CAZyme annotation and functional classification
The CAZy (Carbohydrate Active enZYmes) database (http://afmb.cnrs-mrs.fr/CAZY) describes the families of structurally related catalytic and carbohydrate-binding modules (or functional domains) of enzymes that degrade, modify or create glycosidic bonds. Poplar gene models (http://genome.jgi-psf.org/poplar1/poplar1.home.html) were searched with the tools used to update the CAZy database, resulting in the identification of about 1600 CAZyme genes (BH and PMC, unpublished results). All genes identified were subsequently manually verified and aligned with closely related CAZyme-encoding genes to refine their functional annotation.
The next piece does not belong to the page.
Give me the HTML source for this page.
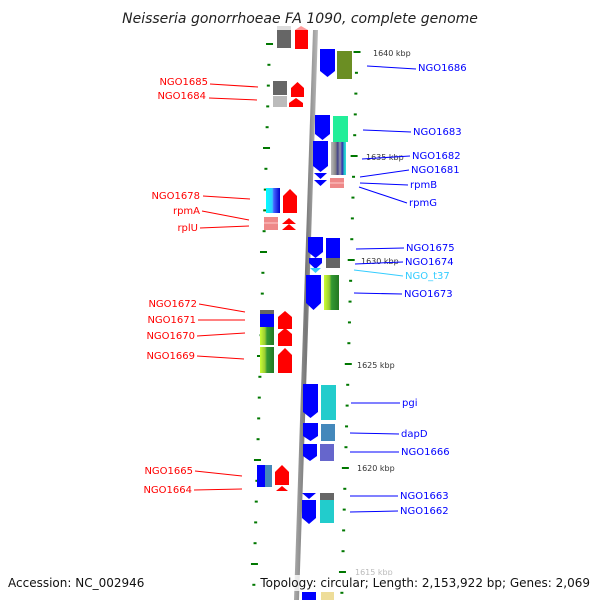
<!DOCTYPE html>
<html><head><meta charset="utf-8"><style>
html,body{margin:0;padding:0;background:#fff;}
svg{display:block;font-family:"DejaVu Sans","Liberation Sans",sans-serif;}
</style></head><body>
<svg id="s" width="600" height="600" viewBox="0 0 600 600" xmlns="http://www.w3.org/2000/svg">
<defs>
<linearGradient id="bb" x1="0" x2="1"><stop offset="0" stop-color="#aaa"/><stop offset="0.5" stop-color="#777"/><stop offset="1" stop-color="#bbb"/></linearGradient>
<linearGradient id="multi" x1="0" x2="1"><stop offset="0" stop-color="#bbb"/><stop offset="0.3" stop-color="#888"/><stop offset="0.45" stop-color="#448"/><stop offset="0.6" stop-color="#99a"/><stop offset="0.75" stop-color="#33a"/><stop offset="0.9" stop-color="#2cc"/><stop offset="1" stop-color="#3dd"/></linearGradient>
<linearGradient id="cyb" x1="0" x2="1"><stop offset="0" stop-color="#0ff"/><stop offset="0.45" stop-color="#3cf"/><stop offset="0.55" stop-color="#46f"/><stop offset="1" stop-color="#00c"/></linearGradient>
<linearGradient id="lg" x1="0" x2="1"><stop offset="0" stop-color="#ccff33"/><stop offset="0.35" stop-color="#99cc33"/><stop offset="0.5" stop-color="#339933"/><stop offset="1" stop-color="#227722"/></linearGradient>
</defs>
<text x="300" y="23" font-size="14" font-style="italic" text-anchor="middle" fill="#222">Neisseria gonorrhoeae FA 1090, complete genome</text>
<polygon points="313,30 318,30 299,600 294,600" fill="url(#bb)"/>
<g id="ticks"></g>
<g font-size="8" fill="#333">
<text x="373" y="56">1640 kbp</text>
<text x="366" y="160">1635 kbp</text>
<text x="361" y="264">1630 kbp</text>
<text x="357" y="368">1625 kbp</text>
<text x="357" y="471">1620 kbp</text>
<text x="355" y="575" fill="#bbb">1615 kbp</text>
</g>
<g>
<rect x="277" y="30" width="14" height="18" fill="#666"/><rect x="277" y="26" width="14" height="4" fill="#ddd"/>
<rect x="295" y="30" width="13" height="19" fill="#f00"/><polygon points="295,30 301,26 308,30" fill="#f99"/>
<rect x="273" y="81" width="14" height="14" fill="#666"/>
<rect x="273" y="96" width="14" height="11" fill="#bbb"/>
<polygon points="291,97 291,88 297.5,82 304,88 304,97" fill="#f00"/>
<polygon points="289,107 289,103 296,98 303,103 303,107" fill="#f00"/>
<rect x="266" y="188" width="14" height="25" fill="url(#cyb)"/>
<polygon points="283,213 283,196 290,189 297,196 297,213" fill="#f00"/>
<rect x="264" y="217" width="14" height="13" fill="#e88"/><line x1="264" y1="223" x2="278" y2="223" stroke="#fcc"/>
<polygon points="282,224 289,218 296,224" fill="#f00"/><polygon points="282,230 289,224 296,230" fill="#f00"/>
<rect x="260" y="310" width="14" height="4" fill="#666"/>
<rect x="260" y="314" width="14" height="13" fill="#00f"/>
<rect x="260" y="327" width="14" height="18" fill="url(#lg)"/>
<rect x="260" y="347" width="14" height="26" fill="url(#lg)"/>
<polygon points="278,329 278,317 285,311 292,317 292,329" fill="#f00"/>
<polygon points="278,346 278,334 285,328 292,334 292,346" fill="#f00"/>
<polygon points="278,373 278,355 285,348 292,355 292,373" fill="#f00"/>
<rect x="257" y="465" width="15" height="22" fill="#00f"/><rect x="265" y="465" width="7" height="22" fill="#48b"/>
<polygon points="275,485 275,472 282,465 289,472 289,485" fill="#f00"/>
<polygon points="276,491 282,486 288,491" fill="#f00"/>
</g>
<g>
<polygon points="320,49 335,49 335,71 327.5,77 320,71" fill="#00f"/>
<rect x="337" y="51" width="15" height="28" fill="#6b8e23"/>
<polygon points="315,115 330,115 330,134 322.5,140 315,134" fill="#00f"/>
<rect x="333" y="116" width="15" height="26" fill="#2e9"/>
<polygon points="313,141 328,141 328,166 320.5,172 313,166" fill="#00f"/>
<polygon points="314,173 327,173 320.5,179" fill="#00f"/>
<polygon points="314,180 327,180 320.5,186" fill="#00f"/>
<rect x="331" y="142" width="15" height="33" fill="url(#multi)"/>
<rect x="330" y="178" width="14" height="10" fill="#e88"/><line x1="330" y1="183" x2="344" y2="183" stroke="#fcc"/>
<polygon points="308,237 323,237 323,252 315.5,258 308,252" fill="#00f"/>
<polygon points="309,258 322,258 322,263 315.5,269 309,263" fill="#00f"/>
<polygon points="310,268 321,268 315.5,273" fill="#3cf"/>
<rect x="326" y="238" width="14" height="20" fill="#00f"/><rect x="326" y="258" width="14" height="10" fill="#666"/>
<polygon points="306,275 321,275 321,303 313.5,310 306,303" fill="#00f"/>
<rect x="324" y="275" width="15" height="35" fill="url(#lg)"/>
<polygon points="303,384 318,384 318,412 310.5,418 303,412" fill="#00f"/>
<rect x="321" y="385" width="15" height="35" fill="#2cc"/>
<polygon points="303,423 318,423 318,436 310.5,441 303,436" fill="#00f"/>
<rect x="321" y="424" width="14" height="17" fill="#48b"/>
<polygon points="303,444 317,444 317,456 310,461 303,456" fill="#00f"/>
<rect x="320" y="444" width="14" height="17" fill="#66c"/>
<polygon points="302,493 316,493 309,499" fill="#00f"/>
<polygon points="302,500 316,500 316,518 309,524 302,518" fill="#00f"/>
<rect x="320" y="493" width="14" height="7" fill="#666"/><rect x="320" y="500" width="14" height="23" fill="#2cc"/>
<rect x="302" y="592" width="14" height="8" fill="#00f"/><rect x="321" y="592" width="13" height="8" fill="#ed9"/>
</g>
<g font-size="10" fill="#f00" text-anchor="end">
<text x="208" y="85">NGO1685</text>
<text x="206" y="99">NGO1684</text>
<text x="200" y="199">NGO1678</text>
<text x="200" y="214">rpmA</text>
<text x="198" y="231">rplU</text>
<text x="197" y="307">NGO1672</text>
<text x="196" y="323">NGO1671</text>
<text x="195" y="339">NGO1670</text>
<text x="195" y="359">NGO1669</text>
<text x="193" y="474">NGO1665</text>
<text x="192" y="493">NGO1664</text>
</g>
<g stroke="#f00" stroke-width="1">
<line x1="210" y1="84" x2="258" y2="87"/>
<line x1="209" y1="98" x2="257" y2="100"/>
<line x1="203" y1="196" x2="250" y2="199"/>
<line x1="202" y1="211" x2="249" y2="220"/>
<line x1="200" y1="228" x2="249" y2="226"/>
<line x1="199" y1="304" x2="245" y2="312"/>
<line x1="198" y1="320" x2="245" y2="320"/>
<line x1="197" y1="336" x2="245" y2="333"/>
<line x1="197" y1="356" x2="244" y2="359"/>
<line x1="195" y1="471" x2="242" y2="476"/>
<line x1="194" y1="490" x2="242" y2="489"/>
</g>
<g font-size="10" fill="#00f">
<text x="418" y="71">NGO1686</text>
<text x="413" y="135">NGO1683</text>
<text x="412" y="159">NGO1682</text>
<text x="411" y="173">NGO1681</text>
<text x="410" y="188">rpmB</text>
<text x="409" y="206">rpmG</text>
<text x="406" y="251">NGO1675</text>
<text x="405" y="265">NGO1674</text>
<text x="405" y="279" fill="#3cf">NGO_t37</text>
<text x="404" y="297">NGO1673</text>
<text x="402" y="406">pgi</text>
<text x="401" y="437">dapD</text>
<text x="401" y="455">NGO1666</text>
<text x="400" y="499">NGO1663</text>
<text x="400" y="514">NGO1662</text>
</g>
<g stroke="#00f" stroke-width="1">
<line x1="367" y1="66" x2="416" y2="69"/>
<line x1="363" y1="130" x2="411" y2="132"/>
<line x1="362" y1="159" x2="410" y2="156"/>
<line x1="360" y1="177" x2="409" y2="170"/>
<line x1="360" y1="183" x2="408" y2="185"/>
<line x1="359" y1="187" x2="407" y2="203"/>
<line x1="356" y1="249" x2="404" y2="248"/>
<line x1="355" y1="264" x2="403" y2="262"/>
<line x1="354" y1="293" x2="402" y2="294"/>
<line x1="351" y1="403" x2="400" y2="403"/>
<line x1="350" y1="433" x2="399" y2="434"/>
<line x1="350" y1="452" x2="399" y2="452"/>
<line x1="350" y1="496" x2="398" y2="496"/>
<line x1="350" y1="512" x2="398" y2="511"/>
</g>
<line x1="354" y1="270" x2="403" y2="276" stroke="#3cf"/>
<rect x="258" y="575" width="336" height="16" fill="#fff" opacity="0.8"/>
<text x="8" y="587" font-size="12" fill="#111">Accession: NC_002946</text>
<text x="590" y="587" font-size="12" fill="#111" text-anchor="end">Topology: circular; Length: 2,153,922 bp; Genes: 2,069</text>
</svg>
<script>
var g=document.getElementById('ticks'),h='';
for(var i=-1;i<29;i++){
 var y=44+i*20.8; if(y<30||y>600)continue;
 var lx=269-(y-45)*0.029, maj=(i%5==0);
 h+='<rect x="'+(maj?lx-3:lx-1)+'" y="'+(y-1)+'" width="'+(maj?7:3)+'" height="2" fill="#070"/>';
 var yr=y+8; var rx=357-(yr-35)*0.028;
 h+='<rect x="'+(maj?rx-3:rx-1)+'" y="'+(yr-1)+'" width="'+(maj?7:3)+'" height="2" fill="#070"/>';
}
g.innerHTML=h;
</script>
</body></html>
The remaining genes were classified according to their putative function using a modified MIPS classification scheme. The following exclusive functional classes were considered: (i) cell wall, (ii) hormones, (iii) communication (MIPS class 10), (iv) transcription (MIPS class 04), (v) defense (MIPS class 11), (vi) cell cycle (MIPS class 03), (vii) transport (MIPS classes 08 and 67), (viii) Protein synthesis (MIPS class 05), (ix) protein fate (MIPS class 14), (x) carbohydrate metabolism other than CAZYmes (MIPS class 01.05), (xi) other metabolism (MIPS class 01), (xii) energy (MIPS class 02), and (xiii) no class (MIPS classes 98, 99 and no hit).
Metabolite analysis, extraction, derivatization and GC/MS analysis
Ten mg of sample and 1 ml of extraction medium (chloroform:MeOH:H2O, 2 : 6 : 2) were extracted, derivatized and analyzed by GC/TOF-MS according to Gullberg et al. (2004).
Analysis of GC/MS data
For comparison of GC/MS data, non-processed mass spectrometry files from GC/TOFMS analysis were exported in CSV format to matlab software 6.5 (Mathworks, Natick, MA, USA), where all data pretreatment procedures, such as baseline correction and chromatogram alignment, were performed using custom scripts allowing rapid comparison of metabolite profiles (Jonsson et al., 2004, 2005). Statistical analysis of differences between samples was carried out by partial least squares to latent structures discriminate analysis (PLS-DA). Determination of significant metabolites was performed by interpretation of the first weight vector (w1) from the PLS-DA model, as described by Trygg and Wold (2002), together with the 99% confidence intervals calculated using jack-knifing (Martens and Martens, 2000). The analysis was performed with simca-p + 10.0.5.0 software (Umetrics AB, Umeå, Sweden).
Mass spectra deconvolution and quantification were performed by processing the GC/TOFMS analysis using chromatof (2.12) software (Leco Corp., St Joseph, MI, USA). Automatic peak detection and mass spectrum deconvolution were performed using a peak width set to 2.0 sec. To obtain accurate peak areas for use in quantification, unique quantification masses for each metabolite were specified and the samples were reprocessed.
This research was supported by Formas, the Swedish Research Council, the European project Eden QLK5-CT-2001-00443 and the Wood Ultrastructure Research Centre.